Brothers Gummi (Sigurður Sigurjónsson) and Kiddi (Theodór Júlíusson), both unmarried and childless, live side by side in a secluded valley, where each man tends his own prized sheep, descended from the ancestral flock. 

For reasons that are unexplained, they have not spoken in 40 years, but their dynamic is clear: Gummi is the teetotaling one, seemingly reasonable; Kiddi, a heavy drinker, is rash and bellicose. Both have voluminous beards that give them an archetypal, Old Testament look. Both, rivalrous of each other, are deeply engaged in tending their flock. Each seems resigned to, even comfortable with, loneliness. (It’s a tribute to the actors that they are able to convey so much while uttering so little.)

After finishing a close second to Kiddi in the annual competition for best ram, Gummi suspects there is something wrong with his brother’s flock, and, after some covert poking around, concludes that the sheep are afflicted with scrapie, a lethal disease of the brain and spinal cord that is said to be unpreventable and incurable. Kiddi does not react well to this news, soon confirmed by veterinarians, and shoots out his brother’s windows, forcing Gummi to relocate to the cellar. But there is no escaping the vets’ verdict: Everybody’s flock in the valley, not just the brothers’, has to be slaughtered.

When the movie started out, I took it to be one of those quirky, low-key, Scandinavian-style jests (I’m thinking especially of the Norwegian Bent Hamer’s “Kitchen Stories”), and certainly there are elements of that sort of thing here. We see it in the sequences with the neighboring farmers who gather and recite paeans to sheep, or with those bachelor brothers whose only grudging method of communication is Kiddi’s dog, who scampers back and forth between the farms as a note-carrying go-between.       

But there is a serious undertow even early on. The wide, barren landscape seems strangely unforgiving, a place where obsessions and feuds, unimpeded by distractions, might predictably go out of control. (It’s likely that Gummi and Kiddi, if asked, couldn’t even remember what touched off their feud.) The scrapie diagnosis upturns the entire valley, since most of its inhabitants make their living solely from sheep. And sheep, for these people, are quasi-human animals. Grímur, a documentarian who knows this region well, understands the tender affinity these farmers have for their flock. 

[Editor's note: The original version of this review referred to the film's director by his patronym rather than by his first name.

Dispensing with the sort of barnyard folk humor you might expect from this story, he brings out the fierce pride the brothers have for their prize sheep, and their palpable devastation at having to destroy them – well, not quite all of them. From his herd of 147 sheep, Gummi manages to secrete a few favorites in his basement.

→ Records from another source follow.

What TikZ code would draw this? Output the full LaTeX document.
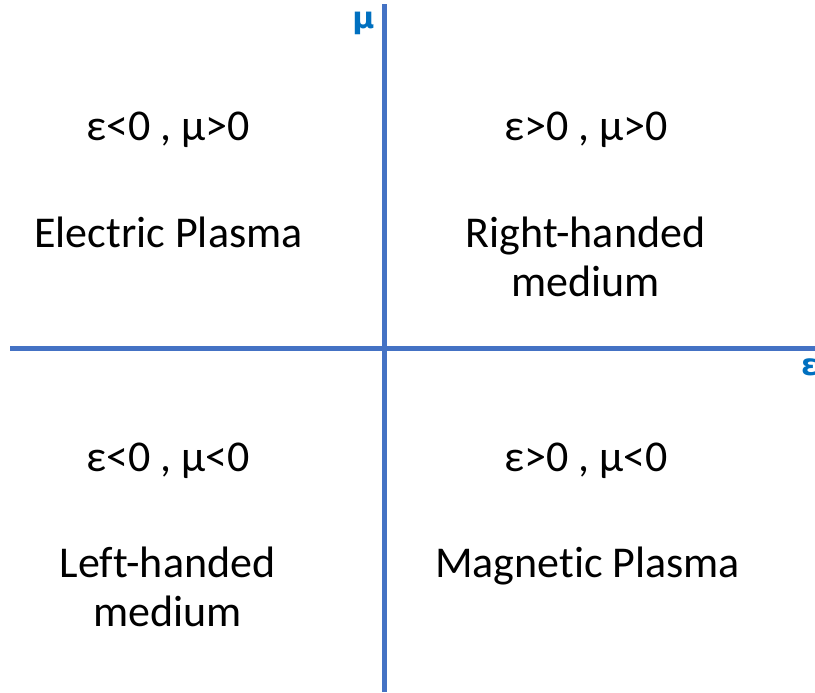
\documentclass[tikz,border=0pt]{standalone}
\usepackage{fontspec}
\setmainfont{Carlito}[Ligatures=NoCommon]
\newfontfamily\axisfont{DejaVu Sans}
\usepackage{xcolor}
\usetikzlibrary{positioning}
\definecolor{axisblue}{HTML}{4472C4}
\definecolor{labelblue}{HTML}{0070C0}

\begin{document}
\begin{tikzpicture}[
  x=1pt, y=-1pt,
  axis/.style={draw=axisblue, line width=5.5pt},
  axislabel/.style={anchor=base, inner sep=0pt, text=labelblue, font=\axisfont\fontsize{30}{36}\selectfont\bfseries},
  region/.style={anchor=base, inner sep=0pt, align=center, font=\fontsize{44}{49}\selectfont}
]
\useasboundingbox (0,0) rectangle (815,693);
\clip (0,0) rectangle (815,693);

% axes
\coordinate (mutop) at (384.5,4);
\coordinate (mubot) at (384.5,691.5);
\coordinate (epsleft) at (10,348.3);
\coordinate (epsright) at (815,348.3);
\draw[axis] (mubot) -- (mutop);
\draw[axis] (epsleft) -- (epsright);

\node[axislabel] (mulabel) at (363.5,28.5) {μ};
\node[axislabel, anchor=base west] (epslabel) at (801,375) {ε};

% quadrants
\node[region] (signUL) at (168,141) {ε<0 , μ>0};
\node[region] (signUR) at (586,141) {ε>0 , μ>0};
\node[region] (signLL) at (168,471) {ε<0 , μ<0};
\node[region] (signLR) at (586,471) {ε>0 , μ<0};

% last line sits on the base anchor
\node[region] (electric) at (168.5,247) {Electric Plasma};
\node[region] (righthanded) at (585.5,296) {Right-handed\\medium};
\node[region] (lefthanded) at (167.5,626) {Left-handed\\medium};
\node[region] (magnetic) at (587.5,577) {Magnetic Plasma};
\end{tikzpicture}
\end{document}
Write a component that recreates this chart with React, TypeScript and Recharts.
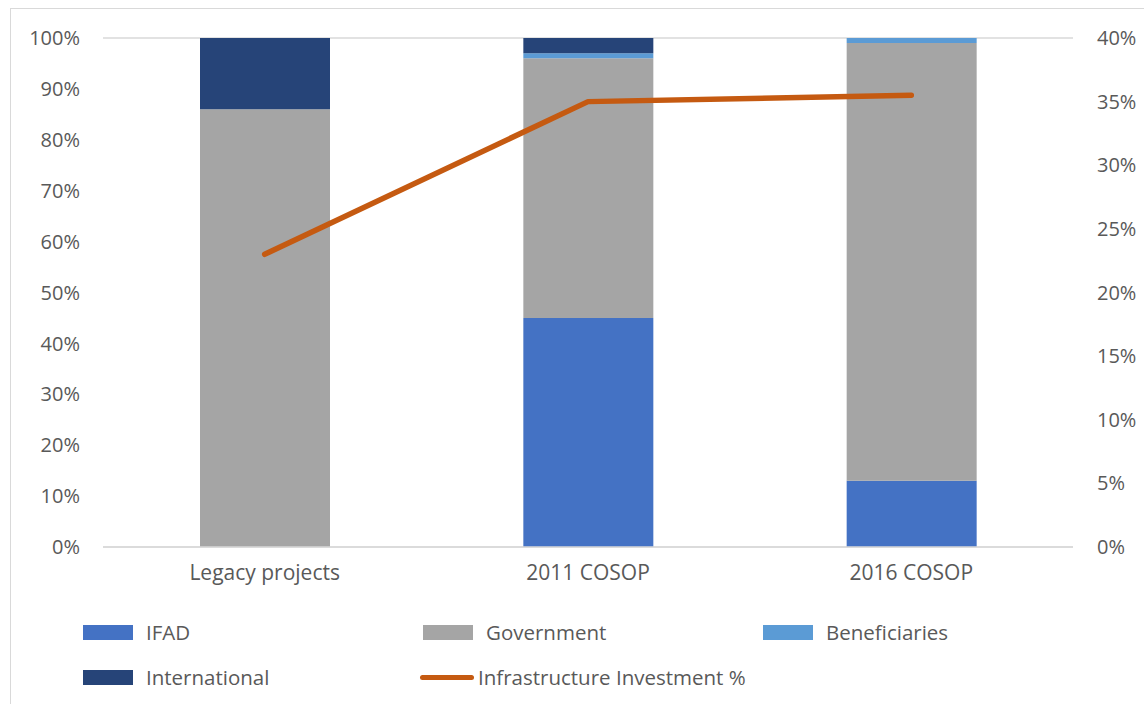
import React from 'react';
import { ComposedChart, Bar, Line, XAxis, YAxis, CartesianGrid } from 'recharts';

const categories = ['Legacy projects', '2011 COSOP', '2016 COSOP'];
const ifad = [0, 45, 13];
const government = [86, 51, 86];
const beneficiaries = [0, 1, 1];
const international = [14, 3, 0];
const infrastructure = [23, 35, 35.5];

const leftTicks = [0, 10, 20, 30, 40, 50, 60, 70, 80, 90, 100];
const rightTicks = [0, 5, 10, 15, 20, 25, 30, 35, 40];

const COLORS = {
  ifad: '#4472C4',
  government: '#A5A5A5',
  beneficiaries: '#5B9BD5',
  international: '#264478',
  infra: '#C55A11',
};

const FONT = '"Open Sans", Lato, sans-serif';
const TEXT = '#595959';

const data = categories.map((name, i) => ({
  name,
  IFAD: ifad[i],
  Government: government[i],
  Beneficiaries: beneficiaries[i],
  International: international[i],
  'Infrastructure Investment %': infrastructure[i],
}));

const legendItems = [
  { name: 'IFAD', color: COLORS.ifad, line: false },
  { name: 'Government', color: COLORS.government, line: false },
  { name: 'Beneficiaries', color: COLORS.beneficiaries, line: false },
  { name: 'International', color: COLORS.international, line: false },
  { name: 'Infrastructure Investment %', color: COLORS.infra, line: true },
];

// legend drawn in html, 3 columns like the original
const ChartLegend = () => (
  <div style={{ position: 'absolute', left: 0, top: 620, width: 1144, height: 80, fontFamily: FONT, fontSize: 20.5, color: TEXT }}>
    {legendItems.map((it, i) => {
      const col = i % 3;
      const row = Math.floor(i / 3);
      const left = 83 + col * 340 - (it.line ? 3 : 0);
      const top = row * 45;
      return (
        <div key={it.name} style={{ position: 'absolute', left, top, display: 'flex', alignItems: 'center', height: 24, whiteSpace: 'nowrap' }}>
          {it.line ? (
            <span style={{ display: 'inline-block', width: 54, height: 5, borderRadius: 3, background: it.color, marginRight: 4 }} />
          ) : (
            <span style={{ display: 'inline-block', width: 50, height: 15, background: it.color, marginRight: 13 }} />
          )}
          <span>{it.name}</span>
        </div>
      );
    })}
  </div>
);

export default function App() {
  const tick = { fill: TEXT, fontSize: 20, fontFamily: FONT };
  return (
    <div style={{ position: 'fixed', left: 0, top: 0, width: 1144, height: 704, overflow: 'hidden', background: '#fff' }}>
      <div style={{ position: 'absolute', left: 10, top: 8, width: 1150, height: 720, border: '1.5px solid #d9d9d9', boxSizing: 'border-box' }} />
      <div style={{ position: 'absolute', left: 0, top: 0 }}>
        <ComposedChart width={1144} height={600} data={data} margin={{ top: 38, right: 0, bottom: 13, left: 0 }} barCategoryGap={0}>
          <CartesianGrid vertical={false} stroke="#d9d9d9" strokeWidth={1.3} />
          <XAxis
            dataKey="name"
            axisLine={{ stroke: '#d9d9d9', strokeWidth: 1.3 }}
            tickLine={false}
            tickSize={0}
            tickMargin={18}
            tick={{ ...tick, fontSize: 21 }}
            height={40}
          />
          <YAxis
            yAxisId="left"
            domain={[0, 100]}
            ticks={leftTicks}
            tickFormatter={(v: number) => `${v}%`}
            axisLine={false}
            tickLine={false}
            tickSize={0}
            tickMargin={23}
            tick={tick}
            width={103}
            interval={0}
          />
          <YAxis
            yAxisId="right"
            orientation="right"
            domain={[0, 40]}
            ticks={rightTicks}
            tickFormatter={(v: number) => `${v}%`}
            axisLine={false}
            tickLine={false}
            tickSize={0}
            tickMargin={24}
            tick={{ ...tick, textAnchor: 'start' }}
            width={71}
            interval={0}
          />
          <Bar yAxisId="left" dataKey="IFAD" stackId="a" fill={COLORS.ifad} barSize={130} isAnimationActive={false} />
          <Bar yAxisId="left" dataKey="Government" stackId="a" fill={COLORS.government} barSize={130} isAnimationActive={false} />
          <Bar yAxisId="left" dataKey="Beneficiaries" stackId="a" fill={COLORS.beneficiaries} barSize={130} isAnimationActive={false} />
          <Bar yAxisId="left" dataKey="International" stackId="a" fill={COLORS.international} barSize={130} isAnimationActive={false} />
          <Line
            yAxisId="right"
            type="linear"
            dataKey="Infrastructure Investment %"
            stroke={COLORS.infra}
            strokeWidth={5.5}
            strokeLinecap="round"
            strokeLinejoin="round"
            dot={false}
            activeDot={false}
            isAnimationActive={false}
          />
        </ComposedChart>
      </div>
      <ChartLegend />
    </div>
  );
}
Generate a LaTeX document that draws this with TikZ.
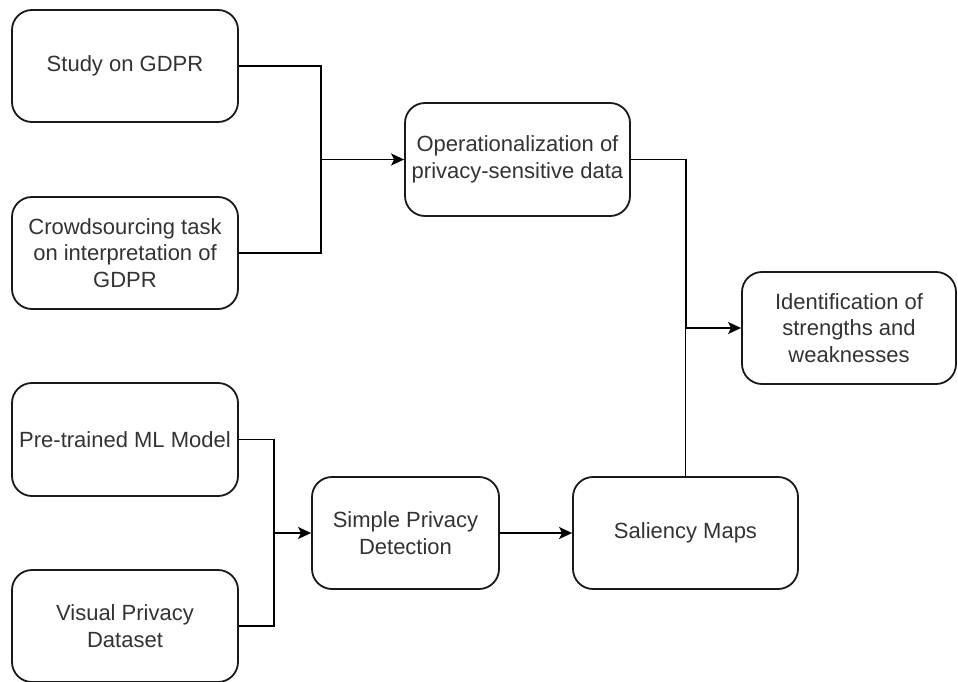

The unspoken subtext to all this is that Gummi and Kiddi, like their sheep, are threatened with dissolution. The lineage of their prize flock goes back many generations, and, through their sheep, we sense that these men feel ennobled by their linkage to the mythic traditions of the past.

It is Kiddi who has the most trouble comprehending the impending disaster. Despite everything, Gummi comes to the aid of his brother, at first almost accidentally and then, finally, in a sequence that is so quietly and devastatingly powerful that it banishes from the film every trace of levity and brings it into the realm of greatness. 

“Rams” confirms what I have long maintained: Often the best films come from the unlikeliest places. Grade: A- (Rated R for language, brief graphic nudity.)